4.   Limitations of Access

Calero reserves the right to block access to the SaaS Licensed Software from certain countries, geographic regions and/or IP address ranges that are deemed high risk by Calero. If End User Customer requires access from those countries, geographic regions and/or IP address ranges, End User Customer shall request such access in writing. Calero may, at its own discretion, grant in writing End User Customer access to SaaS Licensed Software from those requested countries, geographic regions and/or IP address ranges.

5.   Infringement

Notwithstanding the final sentence of Section 3, in the event that the SaaS Licensed Software infringes any U.S. copyright, patent, trademark or trade secret rights of a third party, Calero shall indemnify, defend and hold harmless End User Customer against any claims of such infringement and shall pay any monetary judgments, reasonable attorneys' fees, and costs awarded to the third party for such infringement, or any settlement of such claim to which Calero has agreed, provided that (i) End User Customer promptly gives notice to Calero of the claim against Customer alleging such infringement, (ii) End User Customer allows Calero to control the defense and settlement of such claim, including any litigation, arbitration, mediation and settlement negotiations, (iii) End User Customer reasonably cooperates with Calero in connection with the defense and settlement of such claim. In the event of a claim that the use of the Calero Products in accordance with the documentation provided by Calero infringes a United States patent, copyright or trade secret, Calero shall at its option and expense: (i) procure the right for End User Customers to continue using the Calero Products; (ii) replace the Calero Products with non-infringing systems or services with reasonably equivalent functionality; (iii) modify the Calero Products to make them non-infringing while retaining reasonably equivalent functionality, or (iv) if Calero is unable to effect the foregoing after commercially reasonable efforts, terminate this Agreement and End User Customer's rights hereunder. In lieu of the foregoing remedies, Calero may, at its option, refund to End User Customer that portion of the SaaS fees paid under this Agreement that can reasonably be allocated to the infringing SaaS Licensed Software, reduced by 25% for each year that it has been used by End User Customer.
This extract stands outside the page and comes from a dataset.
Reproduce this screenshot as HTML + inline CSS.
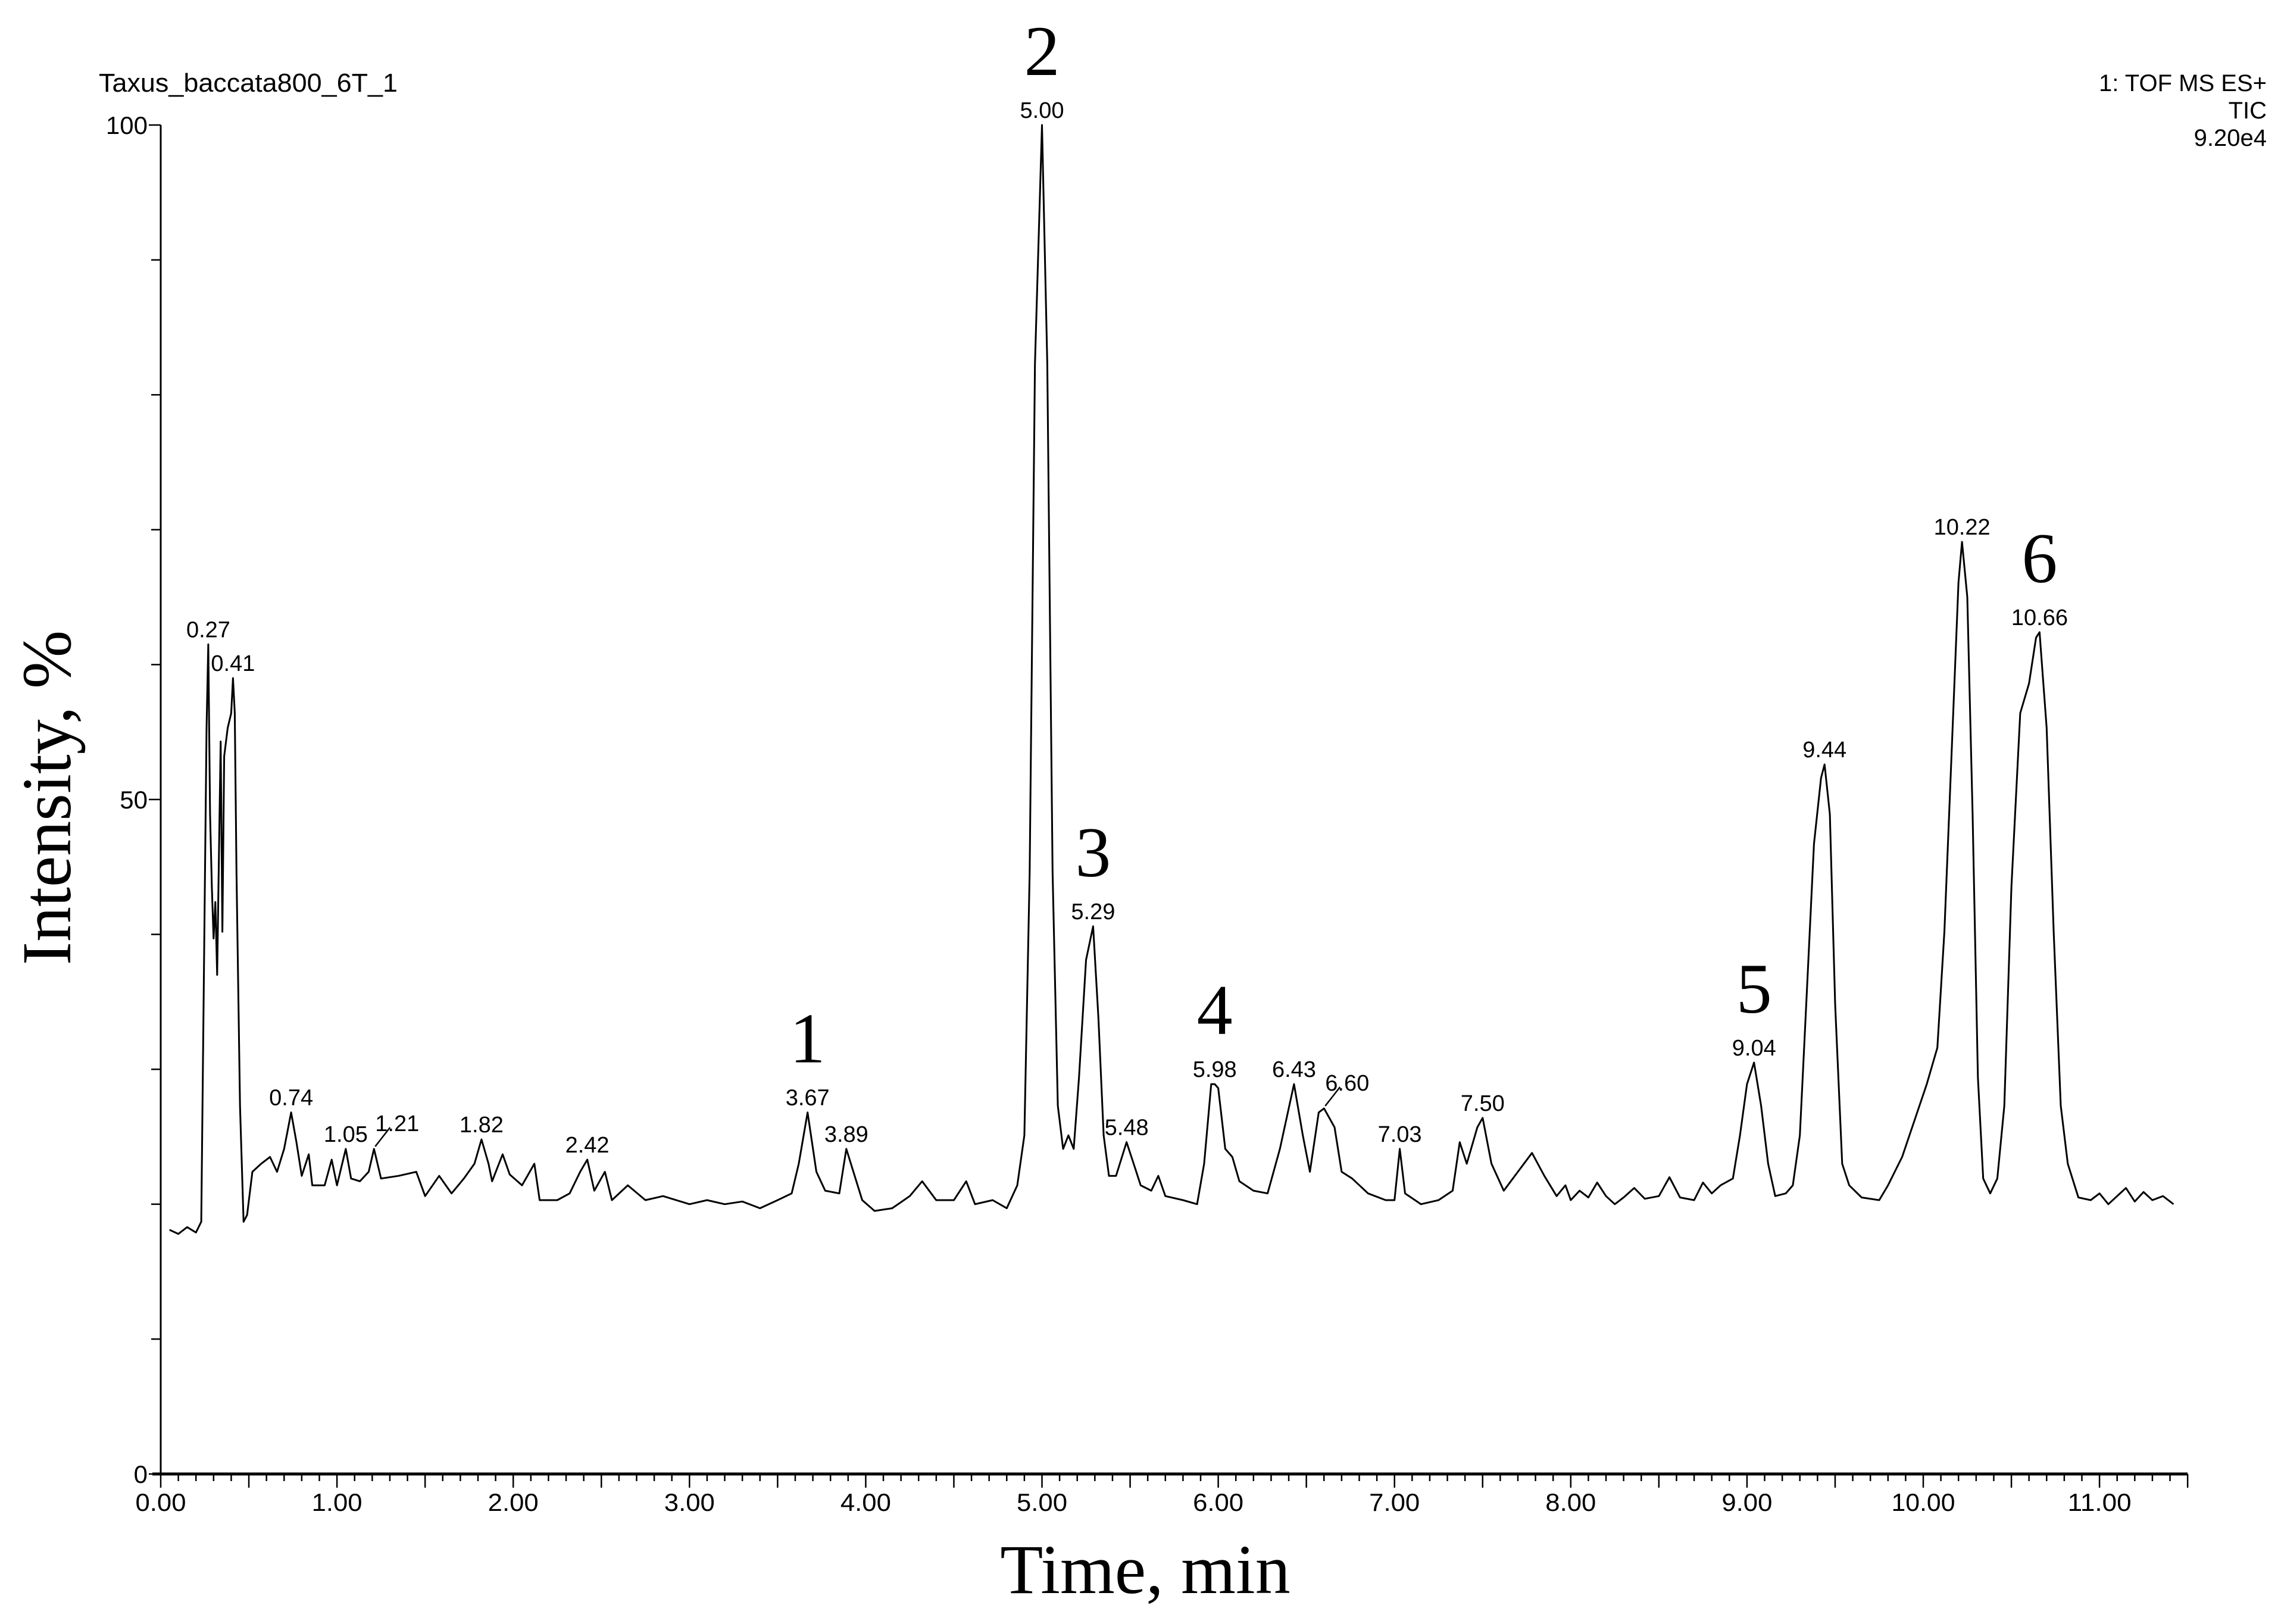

This Section shall not apply to any services created by any third party or created by Calero to End User Customer's design or specifications. This Section shall also not apply to the extent the claim of infringement is caused by or contributed to by any End User Customer's act, omission, misuse, abuse or modification of any of the Software, Services or products made available by Calero, or End User Customer's use of such Software, Services or products outside the scope of the Agreement or in combination with any software, attachments, features or devices not supplied or approved by Calero.